I am processing a multiple-line string, with Unix (\n) line breaks.
Some of its lines have the form "A, a" (i.e. upper-case letter, comma, space, lower-case letter), and I want to delete those from the string.
I can accomplish this with a regex replacement, but there is a mystery that I don't understand:
A regex that uses "[A-Z]" and "[a-z]" works in both normal mode and multiple-line mode.
A regex that uses "\p{Lu}" and "\p{Ll}" works, but only in normal mode, NOT in multiple-line mode.
EACH OF THESE SUCCEEDS:
$all =~ s/\n\K *[A-Z], [a-z]\n//g; # 1
$all =~ s/^ *[A-Z], [a-z]\n//mg; # 2
$all =~ s/\n\K *\p{Lu}, \p{Ll}\n//g; # 3
BUT THIS FAILS:
$all =~ s/^ *\p{Lu}, \p{Ll}\n//mg; # 4
I expected the /m switch to change the meaning of "^" in the regex, but nothing else.
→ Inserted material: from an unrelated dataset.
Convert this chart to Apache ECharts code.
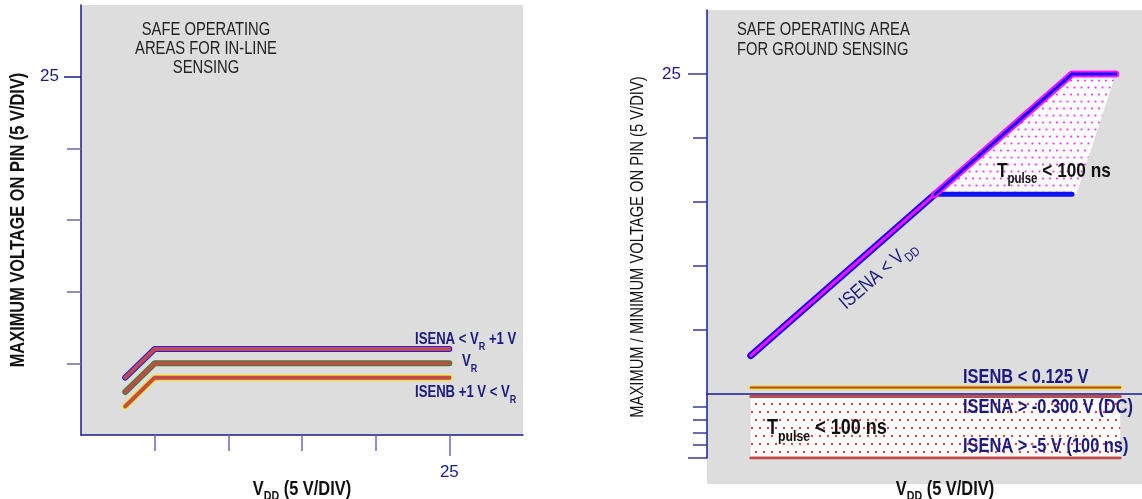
<!DOCTYPE html>
<html>
<head>
<meta charset="utf-8">
<script src="https://cdn.jsdelivr.net/npm/echarts@6/dist/echarts.min.js"></script>
<style>
html, body { margin: 0; padding: 0; background: #fff; }
#main { width: 1142px; height: 499px; }
</style>
</head>
<body>
<div id="main"></div>
<script>
// in-line sensing (left panel), volts
const inlineX = [3, 5, 25];
const isenaInline = [4, 6, 6];
const vrInline = [3, 5, 5];
const isenbInline = [2, 4, 4];

// ground sensing (right panel)
const gndX = [3, 15.6, 25, 28];
const gndY = [3, 15.6, 25, 25];
const floorX = [15.6, 25];
const floorY = [15.6, 15.6];
const pulseAreaX = [15.6, 25, 28, 25.3];
const pulseAreaY = [15.6, 25, 25, 15.6];
const lowX = [3, 28.3];
const isenbGnd = 0.5;
const isenaDc = -0.2;
const isenaPulse = -5;

// ticks
const inlineTicks = [5, 10, 15, 20];
const gndTicks = [-4, -3, -2, -1, 5, 10, 15, 20];
const bigTick = [25];
const gndBigTicks = [-5, 25];

const FONT = "'Liberation Sans', Arial, sans-serif";
const NAVY = '#1a1a80';
const AXIS = '#1a1a8c';
const RED = '#c24a4a';
const NARROW = 0.82; // squeeze to look like a condensed face

function pts(xs, ys) {
    return xs.map(function (x, i) { return [x, ys[i]]; });
}

// dotted fill pattern
function dots(color, step, r) {
    var c = document.createElement('canvas');
    c.width = step * 2; c.height = step * 2;
    var g = c.getContext('2d');
    g.fillStyle = '#fff';
    g.fillRect(0, 0, c.width, c.height);
    g.fillStyle = color;
    [[step / 2, step / 2], [step * 1.5, step / 2], [step, step * 1.5], [0, step * 1.5], [step * 2, step * 1.5]].forEach(function (p) {
        g.beginPath(); g.arc(p[0], p[1], r, 0, Math.PI * 2); g.fill();
    });
    return { image: c, repeat: 'repeat' };
}

function line(data, color, width, xi, yi, z) {
    return {
        type: 'line', xAxisIndex: xi, yAxisIndex: yi, data: data,
        symbol: 'none', z: z, silent: true,
        lineStyle: { color: color, width: width, cap: 'round', join: 'round' }
    };
}

function area(data, fill, xi, yi) {
    return {
        type: 'custom', xAxisIndex: xi, yAxisIndex: yi, data: [0], z: 1, silent: true,
        renderItem: function (params, api) {
            return {
                type: 'polygon',
                shape: { points: data.map(function (p) { return api.coord(p); }) },
                style: { fill: fill }
            };
        }
    };
}

// text with {m|..} and {s|..} (subscript) parts
function rich(text, size, subSize, color, weight, x, y, align, rotation) {
    return {
        type: 'text', x: x, y: y, z: 100, silent: true,
        rotation: rotation || 0, scaleX: NARROW,
        style: {
            text: text, textAlign: align, verticalAlign: 'middle', fill: color,
            rich: {
                m: { fontSize: size, fontWeight: weight, fontFamily: FONT, fill: color, lineHeight: size, verticalAlign: 'top' },
                s: { fontSize: subSize, fontWeight: weight, fontFamily: FONT, fill: color, lineHeight: subSize, verticalAlign: 'top', padding: [Math.round(size * 0.55), 0, 0, 0] }
            }
        }
    };
}

function plain(text, size, color, weight, x, y, align, rotation, lh) {
    return {
        type: 'text', x: x, y: y, z: 100, silent: true,
        rotation: rotation || 0, scaleX: NARROW,
        style: {
            text: text, textAlign: align, verticalAlign: 'middle', fill: color,
            fontSize: size, fontWeight: weight, fontFamily: FONT, lineHeight: lh || size + 2
        }
    };
}

var chart = echarts.init(document.getElementById('main'));

var tickLabel = { color: AXIS, fontSize: 17, fontFamily: FONT };

var option = {
    animation: false,
    backgroundColor: '#fff',
    grid: [
        { left: 81, top: 5, width: 442, height: 430, show: true, backgroundColor: '#dddddd', borderWidth: 0, outerBoundsMode: 'none', containLabel: false },
        { left: 707, top: 10, width: 438, height: 448, show: false, outerBoundsMode: 'none', containLabel: false }
    ],
    xAxis: [
        { gridIndex: 0, type: 'value', min: 0, max: 30, position: 'bottom',
          axisLine: { show: true, onZero: false, lineStyle: { color: AXIS, width: 1.5 } },
          axisTick: { show: true, customValues: inlineTicks, length: 16, lineStyle: { color: '#6a6ab4', width: 1.5 } },
          axisLabel: { show: false }, splitLine: { show: false } },
        { gridIndex: 0, type: 'value', min: 0, max: 30, position: 'bottom', offset: 0,
          axisLine: { show: false, onZero: false },
          axisTick: { show: true, customValues: bigTick, length: 21, lineStyle: { color: '#6a6ab4', width: 1.5 } },
          axisLabel: Object.assign({ show: true, customValues: bigTick, margin: 29 }, tickLabel),
          splitLine: { show: false } },
        { gridIndex: 1, type: 'value', min: 0, max: 30, position: 'bottom',
          axisLine: { show: true, onZero: true, lineStyle: { color: AXIS, width: 1.5 } },
          axisTick: { show: false }, axisLabel: { show: false }, splitLine: { show: false } }
    ],
    yAxis: [
        { gridIndex: 0, type: 'value', min: 0, max: 30, position: 'left',
          axisLine: { show: true, onZero: false, lineStyle: { color: AXIS, width: 1.5 } },
          axisTick: { show: true, customValues: inlineTicks, length: 14, lineStyle: { color: '#6a6ab4', width: 1.5 } },
          axisLabel: { show: false }, splitLine: { show: false } },
        { gridIndex: 0, type: 'value', min: 0, max: 30, position: 'left', offset: 0,
          axisLine: { show: false, onZero: false },
          axisTick: { show: true, customValues: bigTick, length: 17, lineStyle: { color: AXIS, width: 1.5 } },
          axisLabel: Object.assign({ show: true, customValues: bigTick, margin: 22 }, tickLabel),
          splitLine: { show: false } },
        { gridIndex: 1, type: 'value', min: -5, max: 30, position: 'left',
          axisLine: { show: true, onZero: false, lineStyle: { color: AXIS, width: 1.5 } },
          axisTick: { show: true, customValues: gndTicks, length: 14, lineStyle: { color: '#3a3a9c', width: 1.5 } },
          axisLabel: { show: false }, splitLine: { show: false } },
        { gridIndex: 1, type: 'value', min: -5, max: 30, position: 'left', offset: 0,
          axisLine: { show: false, onZero: false },
          axisTick: { show: true, customValues: gndBigTicks, length: 19, lineStyle: { color: '#3a3a9c', width: 1.5 } },
          axisLabel: Object.assign({ show: true, customValues: bigTick, margin: 26 }, tickLabel),
          splitLine: { show: false } }
    ],
    graphic: [
        { type: 'rect', z: -10, silent: true, shape: { x: 707, y: 10, width: 435, height: 474 }, style: { fill: '#dddddd' } },
        plain('SAFE OPERATING\nAREAS FOR IN-LINE\nSENSING', 18, '#222', 'normal', 206, 49, 'center', 0, 19),
        plain('SAFE OPERATING AREA\nFOR GROUND SENSING', 18, '#222', 'normal', 737, 40, 'left', 0, 20),
        plain('MAXIMUM VOLTAGE ON PIN (5 V/DIV)', 20, '#111', 'bold', 18, 220, 'center', Math.PI / 2),
        plain('MAXIMUM / MINIMUM VOLTAGE ON PIN (5 V/DIV)', 18, '#111', 'normal', 638, 247, 'center', Math.PI / 2),
        rich('{m|V}{s|DD}{m| (5 V/DIV)}', 20, 13, '#111', 'bold', 302, 489, 'center'),
        rich('{m|V}{s|DD}{m| (5 V/DIV)}', 20, 13, '#111', 'bold', 945, 489, 'center'),
        rich('{m|ISENA < V}{s|R}{m| +1 V}', 16, 11, NAVY, 'bold', 415, 340, 'left'),
        rich('{m|V}{s|R}', 16, 11, NAVY, 'bold', 462, 362, 'left'),
        rich('{m|ISENB +1 V < V}{s|R}', 16, 11, NAVY, 'bold', 415, 393, 'left'),
        rich('{m|T}{s|pulse}{m| < 100 ns}', 21, 14, '#111', 'bold', 997, 171, 'left'),
        rich('{m|T}{s|pulse}{m| < 100 ns}', 22, 15, '#111', 'bold', 767, 428, 'left'),
        rich('{m|ISENA < V}{s|DD}', 20, 13, NAVY, 'normal', 878, 275, 'center', 0.716),
        plain('ISENB < 0.125 V', 20, NAVY, 'bold', 963, 377, 'left'),
        plain('ISENA > -0.300 V (DC)', 20, NAVY, 'bold', 963, 407, 'left'),
        plain('ISENA > -5 V (100 ns)', 20, NAVY, 'bold', 963, 446, 'left')
    ],
    series: [
        // left panel
        line(pts(inlineX, isenaInline), '#2020e0', 6, 0, 0, 3),
        line(pts(inlineX, isenaInline), RED, 4, 0, 0, 4),
        line(pts(inlineX, vrInline), '#2e8a2e', 6, 0, 0, 3),
        line(pts(inlineX, vrInline), RED, 4, 0, 0, 4),
        line(pts(inlineX, isenbInline), '#f4e000', 6, 0, 0, 3),
        line(pts(inlineX, isenbInline), RED, 4, 0, 0, 4),
        // right panel fills
        area(pts(pulseAreaX, pulseAreaY), dots('#ff30ff', 7, 1.1), 2, 2),
        area([[lowX[0], isenaDc], [lowX[1], isenaDc], [lowX[1], isenaPulse], [lowX[0], isenaPulse]], dots('#ff3838', 8, 1.2), 2, 2),
        // right panel lines
        line(pts(floorX, floorY), '#1010f0', 5, 2, 2, 3),
        line(pts(gndX.slice(0, 2), gndY.slice(0, 2)), '#1010f0', 7, 2, 2, 3),
        line(pts(gndX.slice(0, 2), gndY.slice(0, 2)), '#ff10ff', 3, 2, 2, 4),
        line(pts(gndX.slice(1), gndY.slice(1)), '#ff10ff', 7, 2, 2, 3),
        line(pts(gndX.slice(1), gndY.slice(1)), '#1010f0', 3, 2, 2, 4),
        line(pts(lowX, [isenbGnd, isenbGnd]), '#f4e000', 4, 2, 2, 3),
        line(pts(lowX, [isenbGnd, isenbGnd]), '#b84040', 2, 2, 2, 4),
        line(pts(lowX, [isenaDc, isenaDc]), RED, 3, 2, 2, 3),
        line(pts(lowX, [isenaPulse, isenaPulse]), RED, 3, 2, 2, 3)
    ]
};

chart.setOption(option);
</script>
</body>
</html>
So, I expected statement 4 to work, just like statements 1, 2, and 3. Statement 2 seems to show that the multiple-line syntax is OK, and Statement 3 seems to show that the Unicode character properties match as expected, so, when I combine these, I expect statement 4 to work.
I have looked at Tom Christensen's answer Why does modern Perl avoid UTF-8 by default?, but I don't see anything there about multiple-line regex matching, nor have I found an answer elsewhere.